Exercise goal:
Restate the material word for word and leave out anything that is a picture.

Provided material:
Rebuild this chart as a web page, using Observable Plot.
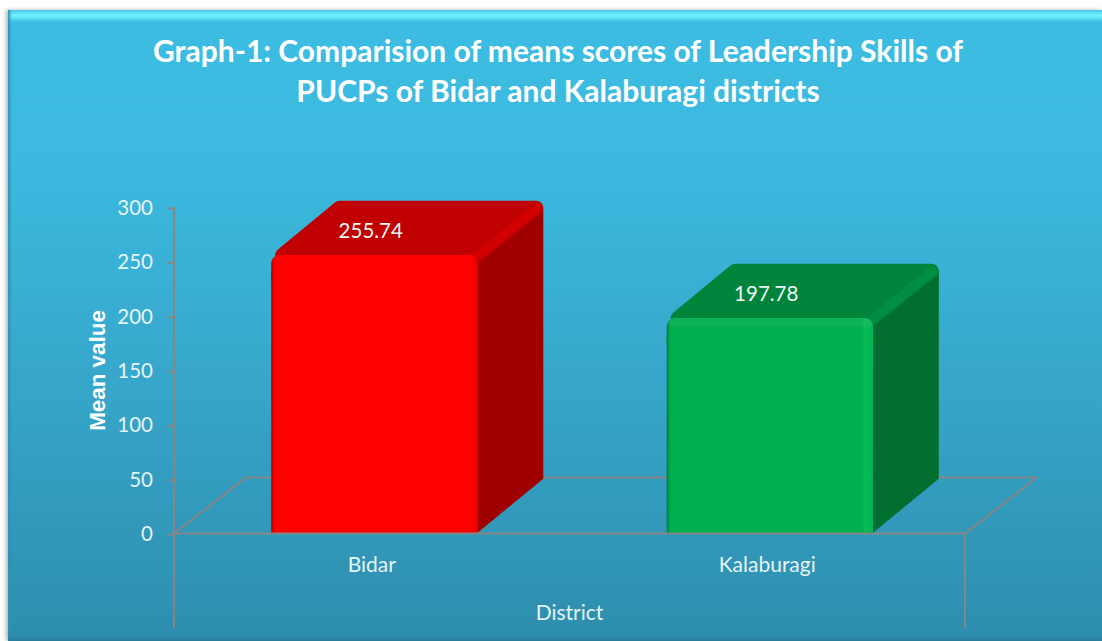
<!DOCTYPE html>
<html>
<head>
<meta charset="utf-8">
<script src="https://cdn.jsdelivr.net/npm/d3@7"></script>
<script src="https://cdn.jsdelivr.net/npm/@observablehq/plot@0.6"></script>
<style>
  html, body { margin: 0; padding: 0; background: #fff; width: 1102px; height: 641px; overflow: hidden; font-family: Lato, sans-serif; }
  #panel { position: absolute; left: 8px; top: 10px; width: 1094px; height: 631px;
    background: linear-gradient(to bottom, #3DBDE3 0%, #3CB9DF 25%, #36A6C9 60%, #2E8DAD 100%);
    box-shadow: -2px 0 4px rgba(0,0,0,.3); overflow: hidden; }
  #bevelTop { position: absolute; left: 0; top: 0; right: 0; height: 12px;
    background: linear-gradient(to bottom, #49C7E6 0%, #6FF4FF 45%, #62E4F5 65%, #3DBDE3 100%); }
  #bevelLeft { position: absolute; left: 0; top: 0; bottom: 0; width: 4px;
    background: linear-gradient(to right, #2B93B4, rgba(50,170,205,0)); }
  #bevelBottom { position: absolute; left: 0; right: 0; bottom: 0; height: 6px;
    background: linear-gradient(to bottom, rgba(43,125,155,0), #2A7C99); }
  #title { position: absolute; left: -8px; top: 20px; width: 1116px; text-align: center; color: #fff;
    font: bold 30px/40px Lato, sans-serif; margin: 0; }
  #chart { position: absolute; left: -8px; top: 110px; }
  #chart svg { background: transparent; display: block; overflow: visible; }
</style>
</head>
<body>
<div id="panel">
  <div id="bevelTop"></div>
  <div id="bevelLeft"></div>
  <div id="bevelBottom"></div>
  <h1 id="title">Graph-1: Comparision of means scores of Leadership Skills of<br>PUCPs of Bidar and Kalaburagi districts</h1>
  <div id="chart"></div>
</div>
<script>
const districts = ["Bidar", "Kalaburagi"];
const means = [255.74, 197.78];
const yTicks = [0, 50, 100, 150, 200, 250, 300];
const xAxisTitle = "District";
const yAxisTitle = "Mean value";

const frontFills = ["url(#frontRed)", "url(#frontGreen)"];
const shineFills = ["none", "url(#topShine)"];
const topFills = ["#C00000", "#00843C"];
const sideFills = ["#A00000", "#006E2E"];
const edgeFills = ["#D20000", "#008F42"];
const lineColor = "#868686";
const textColor = "#E4F4F9";

// Pseudo-3D proportions, in scale units
const barStart = 0.247, barEnd = 0.768, depthX = 0.167, depthY = 50;
const floorX = 0.182, floorY = 51.5, wallBottom = -87;

const marks = [
  Plot.line([[0, 0], [floorX, floorY], [2 + floorX, floorY], [2, 0]], {x: "0", y: "1", stroke: lineColor, strokeWidth: 2}),
];

districts.forEach((name, i) => {
  const L = i + barStart, R = i + barEnd, v = means[i];
  // half of the round-join stroke, in scale units
  const ix = 0.0177, iy = 6.44, dgx = 0.0276;
  const top = v + depthY - iy;
  const xr = R + depthX - ix;
  const side = [
    {x: R, y1: 0, y2: v},
    {x: R + depthX, y1: depthY, y2: top}
  ];
  const xl = L + dgx;
  const f = (depthY - iy) / depthY;
  const topFace = [
    {x: xl, y1: v, y2: v},
    {x: xl + depthX * f, y1: v, y2: top},
    {x: R, y1: v, y2: top},
    {x: xr, y1: top, y2: top}
  ];
  const front = [{L, R, v}];
  marks.push(
    Plot.area(side, {x1: "x", y1: "y1", y2: "y2", fill: sideFills[i]}),
    Plot.area(topFace, {x1: "x", y1: "y1", y2: "y2", fill: topFills[i], stroke: topFills[i], strokeWidth: 14, strokeLinejoin: "round"}),
    Plot.line([[R, v], [xr, top]], {x: "0", y: "1", stroke: edgeFills[i], strokeWidth: 9, strokeLinecap: "round"}),
    Plot.rect(front, {x1: "L", x2: "R", y1: d => d.v - 30, y2: "v", fill: frontFills[i], rx: 8}),
    Plot.rect(front, {x1: "L", x2: "R", y1: () => 0, y2: d => d.v - 15, fill: frontFills[i]}),
    Plot.rect(front, {x1: "L", x2: "R", y1: d => d.v - 9, y2: "v", fill: shineFills[i], rx: 8})
  );
});

marks.push(
  Plot.ruleX([0], {y1: () => wallBottom, y2: () => 300, stroke: lineColor, strokeWidth: 2}),
  Plot.ruleX([2], {y1: () => wallBottom, y2: () => 0, stroke: lineColor, strokeWidth: 2}),
  Plot.ruleY([0], {x1: () => 0, x2: () => 2, stroke: lineColor, strokeWidth: 2}),
  Plot.axisY({ticks: yTicks, tickSize: 6, tickPadding: 15, stroke: lineColor, strokeWidth: 2, fill: textColor, fontSize: 20.5, label: null, tickFormat: d => d, dy: 1}),
  Plot.text(means.map((m, i) => ({m, x: i + 0.5})), {x: "x", y: "m", text: d => d.m.toFixed(2), dx: -1, dy: -24, fill: "#EEF8F4", fontSize: 20.5, textAnchor: "middle"}),
  Plot.text(districts.map((d, i) => ({d, x: i + 0.5, y: -29})), {x: "x", y: "y", text: "d", fill: textColor, fontSize: 21}),
  Plot.text([{t: xAxisTitle, x: 1, y: -73}], {x: "x", y: "y", text: "t", fill: textColor, fontSize: 21}),
  Plot.text([{t: yAxisTitle, x: -0.193, y: 150}], {x: "x", y: "y", text: "t", fill: "#fff", fontSize: 22.4, fontWeight: "bold", fontFamily: "Liberation Sans", rotate: -90})
);

const plot = Plot.plot({
  width: 1102,
  height: 521,
  marginLeft: 173.5,
  marginRight: 137.5,
  marginTop: 87,
  marginBottom: 108,
  style: {fontFamily: "Lato, sans-serif", background: "transparent"},
  x: {domain: [0, 2], axis: null},
  y: {domain: [0, 300], axis: null},
  marks
});

const defs = d3.select(plot).insert("defs", ":first-child");
function grad(id, stops, vertical) {
  const g = defs.append("linearGradient").attr("id", id).attr("x1", 0).attr("x2", vertical ? 0 : 1).attr("y1", 0).attr("y2", vertical ? 1 : 0);
  stops.forEach(([o, c, a]) => g.append("stop").attr("offset", o).attr("stop-color", c).attr("stop-opacity", a ?? 1));
}
grad("frontRed", [["0", "#B80000"], ["0.012", "#E00000"], ["0.02", "#FF0000"], ["0.97", "#FF0000"], ["1", "#EE0000"]]);
grad("frontGreen", [["0", "#007A3A"], ["0.012", "#00A048"], ["0.02", "#00B050"], ["0.95", "#00B050"], ["0.96", "#0ABB55"], ["1", "#00B850"]]);
grad("topShine", [["0", "#fff", 0.05], ["0.7", "#fff", 0.05], ["1", "#fff", 0]], true);

document.getElementById("chart").appendChild(plot);
</script>
</body>
</html>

Finished exercise:
Rebuild this chart as a web page, using Observable Plot.
<!DOCTYPE html>
<html>
<head>
<meta charset="utf-8">
<script src="https://cdn.jsdelivr.net/npm/d3@7"></script>
<script src="https://cdn.jsdelivr.net/npm/@observablehq/plot@0.6"></script>
<style>
  html, body { margin: 0; padding: 0; background: #fff; width: 1102px; height: 641px; overflow: hidden; font-family: Lato, sans-serif; }
  #panel { position: absolute; left: 8px; top: 10px; width: 1094px; height: 631px;
    background: linear-gradient(to bottom, #3DBDE3 0%, #3CB9DF 25%, #36A6C9 60%, #2E8DAD 100%);
    box-shadow: -2px 0 4px rgba(0,0,0,.3); overflow: hidden; }
  #bevelTop { position: absolute; left: 0; top: 0; right: 0; height: 12px;
    background: linear-gradient(to bottom, #49C7E6 0%, #6FF4FF 45%, #62E4F5 65%, #3DBDE3 100%); }
  #bevelLeft { position: absolute; left: 0; top: 0; bottom: 0; width: 4px;
    background: linear-gradient(to right, #2B93B4, rgba(50,170,205,0)); }
  #bevelBottom { position: absolute; left: 0; right: 0; bottom: 0; height: 6px;
    background: linear-gradient(to bottom, rgba(43,125,155,0), #2A7C99); }
  #title { position: absolute; left: -8px; top: 20px; width: 1116px; text-align: center; color: #fff;
    font: bold 30px/40px Lato, sans-serif; margin: 0; }
  #chart { position: absolute; left: -8px; top: 110px; }
  #chart svg { background: transparent; display: block; overflow: visible; }
</style>
</head>
<body>
<div id="panel">
  <div id="bevelTop"></div>
  <div id="bevelLeft"></div>
  <div id="bevelBottom"></div>
  <h1 id="title">Graph-1: Comparision of means scores of Leadership Skills of<br>PUCPs of Bidar and Kalaburagi districts</h1>
  <div id="chart"></div>
</div>
<script>
const districts = ["Bidar", "Kalaburagi"];
const means = [255.74, 197.78];
const yTicks = [0, 50, 100, 150, 200, 250, 300];
const xAxisTitle = "District";
const yAxisTitle = "Mean value";

const frontFills = ["url(#frontRed)", "url(#frontGreen)"];
const shineFills = ["none", "url(#topShine)"];
const topFills = ["#C00000", "#00843C"];
const sideFills = ["#A00000", "#006E2E"];
const edgeFills = ["#D20000", "#008F42"];
const lineColor = "#868686";
const textColor = "#E4F4F9";

// Pseudo-3D proportions, in scale units
const barStart = 0.247, barEnd = 0.768, depthX = 0.167, depthY = 50;
const floorX = 0.182, floorY = 51.5, wallBottom = -87;

const marks = [
  Plot.line([[0, 0], [floorX, floorY], [2 + floorX, floorY], [2, 0]], {x: "0", y: "1", stroke: lineColor, strokeWidth: 2}),
];

districts.forEach((name, i) => {
  const L = i + barStart, R = i + barEnd, v = means[i];
  // half of the round-join stroke, in scale units
  const ix = 0.0177, iy = 6.44, dgx = 0.0276;
  const top = v + depthY - iy;
  const xr = R + depthX - ix;
  const side = [
    {x: R, y1: 0, y2: v},
    {x: R + depthX, y1: depthY, y2: top}
  ];
  const xl = L + dgx;
  const f = (depthY - iy) / depthY;
  const topFace = [
    {x: xl, y1: v, y2: v},
    {x: xl + depthX * f, y1: v, y2: top},
    {x: R, y1: v, y2: top},
    {x: xr, y1: top, y2: top}
  ];
  const front = [{L, R, v}];
  marks.push(
    Plot.area(side, {x1: "x", y1: "y1", y2: "y2", fill: sideFills[i]}),
    Plot.area(topFace, {x1: "x", y1: "y1", y2: "y2", fill: topFills[i], stroke: topFills[i], strokeWidth: 14, strokeLinejoin: "round"}),
    Plot.line([[R, v], [xr, top]], {x: "0", y: "1", stroke: edgeFills[i], strokeWidth: 9, strokeLinecap: "round"}),
    Plot.rect(front, {x1: "L", x2: "R", y1: d => d.v - 30, y2: "v", fill: frontFills[i], rx: 8}),
    Plot.rect(front, {x1: "L", x2: "R", y1: () => 0, y2: d => d.v - 15, fill: frontFills[i]}),
    Plot.rect(front, {x1: "L", x2: "R", y1: d => d.v - 9, y2: "v", fill: shineFills[i], rx: 8})
  );
});

marks.push(
  Plot.ruleX([0], {y1: () => wallBottom, y2: () => 300, stroke: lineColor, strokeWidth: 2}),
  Plot.ruleX([2], {y1: () => wallBottom, y2: () => 0, stroke: lineColor, strokeWidth: 2}),
  Plot.ruleY([0], {x1: () => 0, x2: () => 2, stroke: lineColor, strokeWidth: 2}),
  Plot.axisY({ticks: yTicks, tickSize: 6, tickPadding: 15, stroke: lineColor, strokeWidth: 2, fill: textColor, fontSize: 20.5, label: null, tickFormat: d => d, dy: 1}),
  Plot.text(means.map((m, i) => ({m, x: i + 0.5})), {x: "x", y: "m", text: d => d.m.toFixed(2), dx: -1, dy: -24, fill: "#EEF8F4", fontSize: 20.5, textAnchor: "middle"}),
  Plot.text(districts.map((d, i) => ({d, x: i + 0.5, y: -29})), {x: "x", y: "y", text: "d", fill: textColor, fontSize: 21}),
  Plot.text([{t: xAxisTitle, x: 1, y: -73}], {x: "x", y: "y", text: "t", fill: textColor, fontSize: 21}),
  Plot.text([{t: yAxisTitle, x: -0.193, y: 150}], {x: "x", y: "y", text: "t", fill: "#fff", fontSize: 22.4, fontWeight: "bold", fontFamily: "Liberation Sans", rotate: -90})
);

const plot = Plot.plot({
  width: 1102,
  height: 521,
  marginLeft: 173.5,
  marginRight: 137.5,
  marginTop: 87,
  marginBottom: 108,
  style: {fontFamily: "Lato, sans-serif", background: "transparent"},
  x: {domain: [0, 2], axis: null},
  y: {domain: [0, 300], axis: null},
  marks
});

const defs = d3.select(plot).insert("defs", ":first-child");
function grad(id, stops, vertical) {
  const g = defs.append("linearGradient").attr("id", id).attr("x1", 0).attr("x2", vertical ? 0 : 1).attr("y1", 0).attr("y2", vertical ? 1 : 0);
  stops.forEach(([o, c, a]) => g.append("stop").attr("offset", o).attr("stop-color", c).attr("stop-opacity", a ?? 1));
}
grad("frontRed", [["0", "#B80000"], ["0.012", "#E00000"], ["0.02", "#FF0000"], ["0.97", "#FF0000"], ["1", "#EE0000"]]);
grad("frontGreen", [["0", "#007A3A"], ["0.012", "#00A048"], ["0.02", "#00B050"], ["0.95", "#00B050"], ["0.96", "#0ABB55"], ["1", "#00B850"]]);
grad("topShine", [["0", "#fff", 0.05], ["0.7", "#fff", 0.05], ["1", "#fff", 0]], true);

document.getElementById("chart").appendChild(plot);
</script>
</body>
</html>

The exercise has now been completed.